Its been a very long Monday,

I am feeling so restless. It's probably because I don't have any strong ties right now. Or maybe its because I have been so 'wanderful' over the past year and I can't exactly climax back to the way life once was.

The island has been interesting. As always I am shocked by how much I actually love being here. But it hasn't been as deep and tingly as it usually is. The island has been like an old shirt I missed while I was at school. I love so many things like the fact that "the island" sounds so wonderful on my tongue.

Its been a comfort because lately the future has been this huge oppressive enemy that marches on without any sense of compassion. But the island is always here, and the island will always be home. Its been good that no one is around to keep me company. Because one day, as we all follow the different paths we have, there may not be anyone around to keep me company.

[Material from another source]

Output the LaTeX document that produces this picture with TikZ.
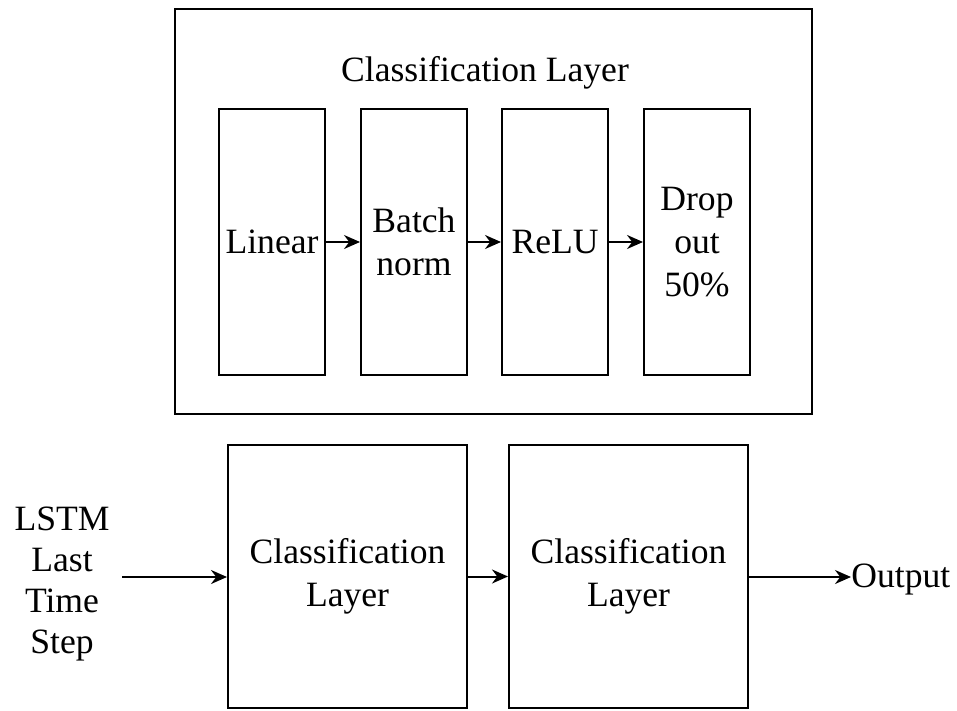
\documentclass[tikz,border=0pt]{standalone}
\usepackage{fontspec}
\setmainfont{Liberation Serif}
\usetikzlibrary{arrows.meta,positioning}

\tikzset{
  txt/.style={font=\fontsize{17.8}{21.5}\selectfont, align=center, inner sep=0pt},
  unit/.style={txt, draw, line width=1pt, minimum width=53pt, minimum height=133pt},
  clsbox/.style={txt, draw, line width=1pt, minimum width=119.5pt, minimum height=131.5pt},
  flow/.style={line width=1pt, -{Stealth[length=8pt,width=7pt]}}
}

\begin{document}
\begin{tikzpicture}[x=0.5pt, y=-0.5pt]
    \useasboundingbox (0,0) rectangle (957,711);

    % Inside one classification layer
    \draw[line width=1pt] (175,9) rectangle (812,414);
    \node[txt] (title) at (485,73) {Classification Layer};

    \node[unit] (linear) at (272,242) {Linear};
    \node[unit] (bnorm) at (414,242) {Batch\\norm};
    \node[unit] (relu) at (555,242) {ReLU};
    \node[unit] (drop) at (697,242) {Drop\\out\\50\%};

    \draw[flow] (linear) -- (bnorm);
    \draw[flow] (bnorm) -- (relu);
    \draw[flow] (relu) -- (drop);

    % Stacked layers
    \node[txt, font=\fontsize{17.8}{20.4}\selectfont] (lstm) at (62,584) {LSTM\\Last\\Time\\Step};
    \node[clsbox] (cls1) at (347.5,576.5) {Classification\\Layer};
    \node[clsbox] (cls2) at (628.5,576.5) {Classification\\Layer};
    \node[txt, anchor=west] (out) at (851,579) {Output};

    \coordinate (in) at (122,577);
    \draw[flow] (in) -- (cls1.west |- in);
    \draw[flow] (cls1) -- (cls2);
    \draw[flow] (cls2.east |- in) -- (out.west |- in);
\end{tikzpicture}
\end{document}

A friend of mine said recently that it is a distinctly beautiful luxury to drive around in your own car and listen to your own music and be completely indulgently yourself.

The island will always allow me to do this. I don't need anyone in my car with me to do this. On the streets that I know. Plus, summer will always be coming, and with summer comes the heavy air that your air conditioner whines to cool and the crickets that sing to our souls in August.

I'm not even saying that the island is where my path will eventually take me, in fact I'd place bets that it won't. But my path can always intersect it, and it will always carry with it that which I can't find anywhere else.

I guess the point is, I didn't find comfort for my future in my present like I thought I would. I found it in my past.